As I travel to the American Library Association (ALA) annual conference in Chicago later this month, I will inevitably carry the baggage of an unresolved disconnect. Those of us inside Libraryland know what our K–12 peers deliver, yet that value is clearly not understood by administrators, who are cutting school librarian positions nationwide. I can’t help but think that a key resource is being squandered out of sheer ignorance.
We have a perception problem. ALA’s current president, Maureen Sullivan, agrees. “I am concerned that school administrators may not fully understand the critical role school libraries and their librarians play in fostering academic achievement and student success in a technology-driven world,” she wrote recently on Huffington Post.
I think she’s right. Moreover, ALA has an obligation to help set the record straight and demonstrate to school leaders the value of the talented people and programs right under their noses. But this challenge calls for more than a task force. It requires a shift in strategy.
Don’t get me wrong. It was encouraging to see Sullivan’s “State of America’s School Libraries” (April 15). The post conveyed urgency and important background about school librarians’ role and their contribution to student learning. But, she buried the lead. The massive body of research that articulates how librarians directly affect student success was allotted only a short paragraph. I think administrators will care if they see what they are actually giving up.
So, what to do? Engage in radical advocacy. The last time ALA leadership really confronted a pressing perception problem—the refusal of publishers to offer ebooks for lending in public libraries—they broke the mold and made inroads with industry leaders through a persistent series of high-level meetings to raise awareness about the role libraries play in building a reading public and marketing publishers’ products—books.

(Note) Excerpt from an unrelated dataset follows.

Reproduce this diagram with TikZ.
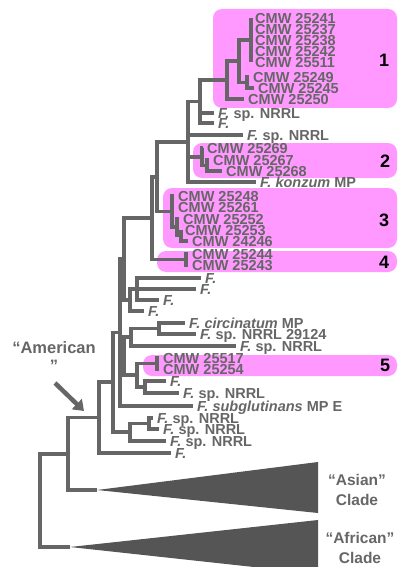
\documentclass[tikz,border=0pt]{standalone}
\usepackage{fontspec}
\setmainfont{Liberation Sans}
\usetikzlibrary{arrows.meta}
\definecolor{branchgray}{RGB}{102,102,102}
\definecolor{cladepink}{RGB}{255,153,255}
\definecolor{wedgegray}{RGB}{85,85,85}
\newcommand{\fus}{\textit{F.}}
\tikzset{
  branch/.style={draw=branchgray, line width=3.2pt},
  leaf/.style={anchor=west, inner xsep=4pt, inner ysep=0pt, text height=10.4pt, text depth=0pt,
    text=branchgray, font=\fontsize{14.5}{14.5}\selectfont\bfseries},
  cladebox/.style={fill=cladepink, rounded corners=9pt},
  cladenum/.style={font=\fontsize{18}{18}\selectfont\bfseries},
  cladename/.style={align=center, text=branchgray, font=\fontsize{15.5}{20}\selectfont\bfseries}
}
\begin{document}
\begin{tikzpicture}[x=1pt,y=-1pt]
  \useasboundingbox (0,0) rectangle (398,567);
  % clade boxes
  \fill[cladebox] (213,9) rectangle (397,108);
  \fill[cladebox] (193,143) rectangle (397,178);
  \fill[cladebox] (163,188) rectangle (397,248);
  \fill[cladebox] (157,251) rectangle (397,272);
  \fill[cladebox] (143,355) rectangle (397,376);
  \node[cladenum] (k1) at (384,60) {1};
  \node[cladenum] (k2) at (385,161) {2};
  \node[cladenum] (k3) at (384,220) {3};
  \node[cladenum] (k4) at (384,262) {4};
  \node[cladenum] (k5) at (385,365) {5};
  % leaves
  \node[leaf] (c41) at (251,18) {CMW 25241};
  \node[leaf] (c37) at (251,29) {CMW 25237};
  \node[leaf] (c38) at (251,40) {CMW 25238};
  \node[leaf] (c42) at (251,51) {CMW 25242};
  \node[leaf] (c11) at (251,62) {CMW 25511};
  \node[leaf] (c49) at (249,77) {CMW 25249};
  \node[leaf] (c45) at (254,88) {CMW 25245};
  \node[leaf] (c50) at (244,99) {CMW 25250};
  \node[leaf] (f1) at (214,113) {\fus{} sp. NRRL};
  \node[leaf] (f2) at (214,123) {\fus};
  \node[leaf] (f3) at (243,135) {\fus{} sp. NRRL};
  \node[leaf] (c69) at (203,148) {CMW 25269};
  \node[leaf] (c67) at (209,160) {CMW 25267};
  \node[leaf] (c68) at (222,171) {CMW 25268};
  \node[leaf] (konz) at (256,182) {\textit{F. konzum} MP};
  \node[leaf] (c48) at (174,196) {CMW 25248};
  \node[leaf] (c61) at (174,207) {CMW 25261};
  \node[leaf] (c52) at (179,219) {CMW 25252};
  \node[leaf] (c53) at (181,230) {CMW 25253};
  \node[leaf] (c246) at (188,241) {CMW 24246};
  \node[leaf] (c44) at (188,254) {CMW 25244};
  \node[leaf] (c43) at (188,265) {CMW 25243};
  \node[leaf] (f4) at (201,278) {\fus};
  \node[leaf] (f5) at (196,289) {\fus};
  \node[leaf] (f6) at (159,300) {\fus};
  \node[leaf] (f7) at (144,311) {\fus};
  \node[leaf] (circ) at (185,323) {\textit{F. circinatum} MP};
  \node[leaf] (n29) at (196,334) {\fus{} sp. NRRL 29124};
  \node[leaf] (f8) at (236,346) {\fus{} sp. NRRL};
  \node[leaf] (c17) at (159,358) {CMW 25517};
  \node[leaf] (c54) at (159,369) {CMW 25254};
  \node[leaf] (f9) at (166,381) {\fus};
  \node[leaf] (f10) at (179,393) {\fus{} sp. NRRL};
  \node[leaf] (subg) at (193,406) {\textit{F. subglutinans} MP E};
  \node[leaf] (f11) at (153,418) {\fus{} sp. NRRL};
  \node[leaf] (f12) at (159,429) {\fus{} sp. NRRL};
  \node[leaf] (f13) at (166,441) {\fus{} sp. NRRL};
  \node[leaf] (f14) at (171,453) {\fus};
  % inner nodes
  \coordinate (p1) at (251,40);
  \coordinate (b) at (247,82.5);
  \coordinate (a) at (239,61);
  \coordinate (c) at (227,80);
  \coordinate (d) at (200,101.5);
  \coordinate (h) at (207,165.5);
  \coordinate (g) at (202,157);
  \coordinate (e) at (188,142);
  \coordinate (kk) at (181,235.5);
  \coordinate (j) at (177,227);
  \coordinate (i) at (172,211.5);
  \coordinate (l) at (157,177);
  \coordinate (n4) at (186,259.5);
  \coordinate (m) at (152,218);
  \coordinate (q) at (137,289);
  \coordinate (r) at (130,300);
  \coordinate (o) at (124,259);
  \coordinate (cn) at (159,328.5);
  \coordinate (s) at (131,337);
  \coordinate (n5) at (157,363.5);
  \coordinate (v) at (145,387);
  \coordinate (u) at (137,375);
  \coordinate (t) at (124,356);
  \coordinate (pp) at (120,332.5);
  \coordinate (sm) at (149,423.5);
  \coordinate (ny) at (130,432);
  \coordinate (nx) at (113,382);
  \coordinate (z) at (99,417.5);
  \coordinate (aa) at (68,454);
  \coordinate (root) at (40,500.5);
  \coordinate (asia) at (97,490);
  \coordinate (afr) at (70,547);
  % branches
  \draw[branch] (p1) |- (c41) (p1) |- (c37) (p1) |- (c38) (p1) |- (c42) (p1) |- (c11);
  \draw[branch] (b) |- (c49) (b) |- (c45) (a) |- (p1) (a) |- (b) (c) |- (a) (c) |- (c50);
  \draw[branch] (d) |- (c) (d) |- (f1) (d) |- (f2);
  \draw[branch] (h) |- (c67) (h) |- (c68) (g) |- (c69) (g) |- (h);
  \draw[branch] (e) |- (d) (e) |- (f3) (e) |- (g) (e) |- (konz);
  \draw[branch] (kk) |- (c53) (kk) |- (c246) (j) |- (c52) (j) |- (kk);
  \draw[branch] (i) |- (c48) (i) |- (c61) (i) |- (j);
  \draw[branch] (l) |- (e) (l) |- (i) (n4) |- (c44) (n4) |- (c43) (m) |- (l) (m) |- (n4);
  \draw[branch] (q) |- (f4) (q) |- (f5) (q) |- (f6) (r) |- (q) (r) |- (f7) (o) |- (m) (o) |- (r);
  \draw[branch] (cn) |- (circ) (cn) |- (n29) (s) |- (cn) (s) |- (f8);
  \draw[branch] (n5) |- (c17) (n5) |- (c54) (v) |- (f9) (v) |- (f10) (u) |- (n5) (u) |- (v);
  \draw[branch] (t) |- (s) (t) |- (u) (pp) |- (o) (pp) |- (t) (pp) |- (subg);
  \draw[branch] (sm) |- (f11) (sm) |- (f12) (ny) |- (sm) (ny) |- (f13);
  \draw[branch] (nx) |- (pp) (nx) |- (ny) (z) |- (nx) (z) |- (f14);
  \draw[branch] (aa) |- (z) (aa) |- (asia) (root) |- (aa) (root) |- (afr);
  % collapsed clades
  \fill[wedgegray] (asia) -- (318,462) -- (318,513) -- cycle;
  \fill[wedgegray] (afr) -- (318,520) -- (318,574) -- cycle;
  \node[cladename] (asian) at (357,490) {“Asian”\\Clade};
  \node[cladename] (african) at (360,548) {“African”\\Clade};
  % American clade
  \node[cladename, font=\fontsize{16.5}{18}\selectfont\bfseries] (amer) at (54,357) {“American\\”};
  \coordinate (arrtail) at (55,383);
  \coordinate (arrhead) at (84,411);
  \draw[branchgray, line width=4.5pt, -{Triangle[length=10pt,width=14pt]}] (arrtail) -- (arrhead);
\end{tikzpicture}
\end{document}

Somewhere along the way, ALA realized the necessity to reframe the conversation about libraries in light of ebooks. It needed to proactively engage the powers that be in the commercial sector to correct the misperception that a library sale is a lost sale. I’m sure some of those meetings were hard to arrange, and even felt risky. I sat in on one in New York that was undeniably confrontational. Facing differences of opinion and knowledge gaps can be like that.
I urge ALA leadership to step out of the comfort zone as it did on ebooks and advocate with education leaders they don’t normally talk to—district leaders, principals, superintendents, and departments of education—to correct the misperception that school librarians are expendable. Tap incoming president Barbara Stripling’s deep passion and knowledge to tip the scales. She managed one of the most complex school library systems in the United States, New York City’s, during a time of tremendous change, and she is past president of AASL. Stripling is uniquely positioned to tell this story in a compelling way.
Cuts to school libraries can’t just be one of ALA’s problems, and it’s not a challenge for the youth divisions to shoulder alone. These cuts impact all libraries and leave our kids in the lurch. If you care about the future of libraries, you have to care about the future of school libraries. Just as the association tackled ebooks head on, now is the time for ALA to drive a new advocacy strategy for school librarians.